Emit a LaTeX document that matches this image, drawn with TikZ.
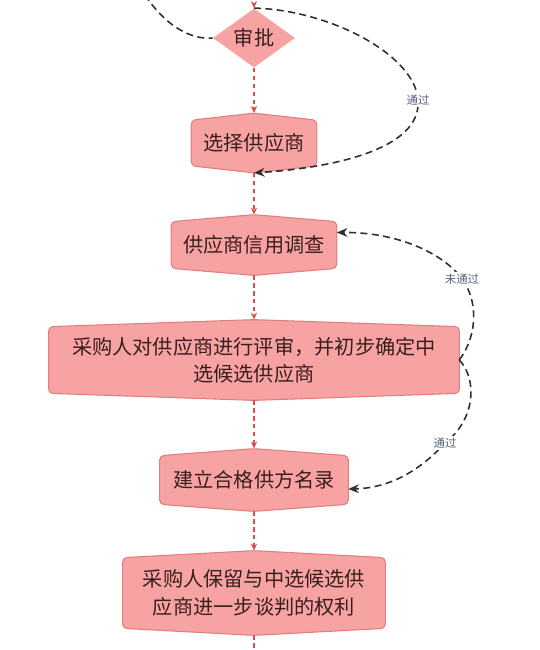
\documentclass[tikz,border=0pt]{standalone}
\usepackage{fontspec}
\setmainfont{Noto Sans CJK SC}
\usetikzlibrary{shapes.geometric}
\usetikzlibrary{arrows.meta}
\usetikzlibrary{backgrounds}

\definecolor{boxfill}{HTML}{F7A3A3}
\definecolor{boxline}{HTML}{E07D7D}
\definecolor{flowred}{HTML}{E04A4A}
\definecolor{loopgray}{HTML}{2F2F2F}
\definecolor{txt}{HTML}{3A1E1E}
\definecolor{lblgray}{HTML}{56627A}

\tikzset{
  stepnode/.style={rectangle,inner sep=0pt,text=txt,align=center,
    font=\fontsize{11.5}{15.5}\selectfont},
  checknode/.style={diamond,fill=boxfill,inner sep=0pt,text=txt,
    minimum width=1.64cm,minimum height=1.02cm,font=\fontsize{11.5}{15.5}\selectfont},
  mainflow/.style={flowred,line width=0.9pt,dash pattern=on 2.5pt off 2pt,
    -{Stealth[length=4pt,width=3.5pt]}},
  backflow/.style={loopgray,line width=0.9pt,dash pattern=on 4pt off 2.5pt,
    -{Stealth[length=6pt,width=5pt]}},
  flowlabel/.style={fill=white,inner sep=1pt,text=lblgray,font=\fontsize{6.5}{8}\selectfont},
}

\begin{document}
\begin{tikzpicture}[x=0.02cm,y=-0.02cm]
    \useasboundingbox (0,0) rectangle (540,650);

    % 流程节点
    \node[checknode] (sp) at (254,38) {审批};
    \node[stepnode,minimum width=2.5cm,minimum height=0.9cm] (xz) at (254,143) {选择供应商};
    \node[stepnode,minimum width=3.3cm,minimum height=0.92cm] (dc) at (254,245) {供应商信用调查};
    \node[stepnode,minimum width=8.2cm,minimum height=1.32cm] (ps) at (254,360)
        {采购人对供应商进行评审，并初步确定中\\选候选供应商};
    \node[stepnode,minimum width=3.76cm,minimum height=0.96cm] (ml) at (254,480) {建立合格供方名录};
    \node[stepnode,minimum width=5.24cm,minimum height=1.4cm] (bl) at (254,593)
        {采购人保留与中选候选供\\应商进一步谈判的权利};
    \coordinate (top) at (254,-5);
    \coordinate (bottom) at (254,660);
    \coordinate (loopin) at (145,-5);

    % 节点底色
    \begin{scope}[on background layer]
    \foreach \n in {xz,dc,ps,ml,bl}
        \draw[fill=boxfill,draw=boxline,line width=0.6pt,rounded corners=2.5pt]
            (\n.south west) -- (\n.north west) -- ([yshift=4pt]\n.north) -- (\n.north east)
            -- (\n.south east) -- ([yshift=-4pt]\n.south) -- cycle;
    \end{scope}

    % 主流程
    \draw[mainflow] (top) -- (sp.north);
    \draw[mainflow] (sp.south) -- ([yshift=4pt]xz.north);
    \draw[mainflow] ([yshift=-4pt]xz.south) -- ([yshift=4pt]dc.north);
    \draw[mainflow] ([yshift=-4pt]dc.south) -- ([yshift=4pt]ps.north);
    \draw[mainflow] ([yshift=-4pt]ps.south) -- ([yshift=4pt]ml.north);
    \draw[mainflow] ([yshift=-4pt]ml.south) -- ([yshift=4pt]bl.north);
    \draw[flowred,line width=0.9pt,dash pattern=on 2.5pt off 2pt] ([yshift=-4pt]bl.south) -- (bottom);

    % 回路
    \draw[loopgray,line width=0.9pt,dash pattern=on 4pt off 2.5pt]
        (loopin) .. controls (165,25) and (190,40) .. (sp.west);
    \draw[backflow] (sp.north) .. controls (330,10) and (415,55) .. (418,100)
        node[flowlabel] {通过} .. controls (422,150) and (330,168) .. ([yshift=-4pt]xz.south);
    \draw[backflow] (ps.east) .. controls (478,335) and (478,300) .. (462,279)
        node[flowlabel] {未通过} .. controls (445,255) and (400,232) .. ([yshift=0.25cm]dc.east);
    \draw[backflow] (ps.east) .. controls (478,380) and (475,420) .. (445,443)
        node[flowlabel] {通过} .. controls (425,465) and (395,488) .. ([yshift=-0.18cm]ml.east);
\end{tikzpicture}
\end{document}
.....
▶ **Exercise description**: From the top of the listing above, repeat each line exactly until you reach the line containing "(0,0) rectangle (540,650);", and repeat that one too. Leave the pictures out.

▶ **Problem solution**:
Emit a LaTeX document that matches this image, drawn with TikZ.
\documentclass[tikz,border=0pt]{standalone}
\usepackage{fontspec}
\setmainfont{Noto Sans CJK SC}
\usetikzlibrary{shapes.geometric}
\usetikzlibrary{arrows.meta}
\usetikzlibrary{backgrounds}

\definecolor{boxfill}{HTML}{F7A3A3}
\definecolor{boxline}{HTML}{E07D7D}
\definecolor{flowred}{HTML}{E04A4A}
\definecolor{loopgray}{HTML}{2F2F2F}
\definecolor{txt}{HTML}{3A1E1E}
\definecolor{lblgray}{HTML}{56627A}

\tikzset{
  stepnode/.style={rectangle,inner sep=0pt,text=txt,align=center,
    font=\fontsize{11.5}{15.5}\selectfont},
  checknode/.style={diamond,fill=boxfill,inner sep=0pt,text=txt,
    minimum width=1.64cm,minimum height=1.02cm,font=\fontsize{11.5}{15.5}\selectfont},
  mainflow/.style={flowred,line width=0.9pt,dash pattern=on 2.5pt off 2pt,
    -{Stealth[length=4pt,width=3.5pt]}},
  backflow/.style={loopgray,line width=0.9pt,dash pattern=on 4pt off 2.5pt,
    -{Stealth[length=6pt,width=5pt]}},
  flowlabel/.style={fill=white,inner sep=1pt,text=lblgray,font=\fontsize{6.5}{8}\selectfont},
}

\begin{document}
\begin{tikzpicture}[x=0.02cm,y=-0.02cm]
    \useasboundingbox (0,0) rectangle (540,650);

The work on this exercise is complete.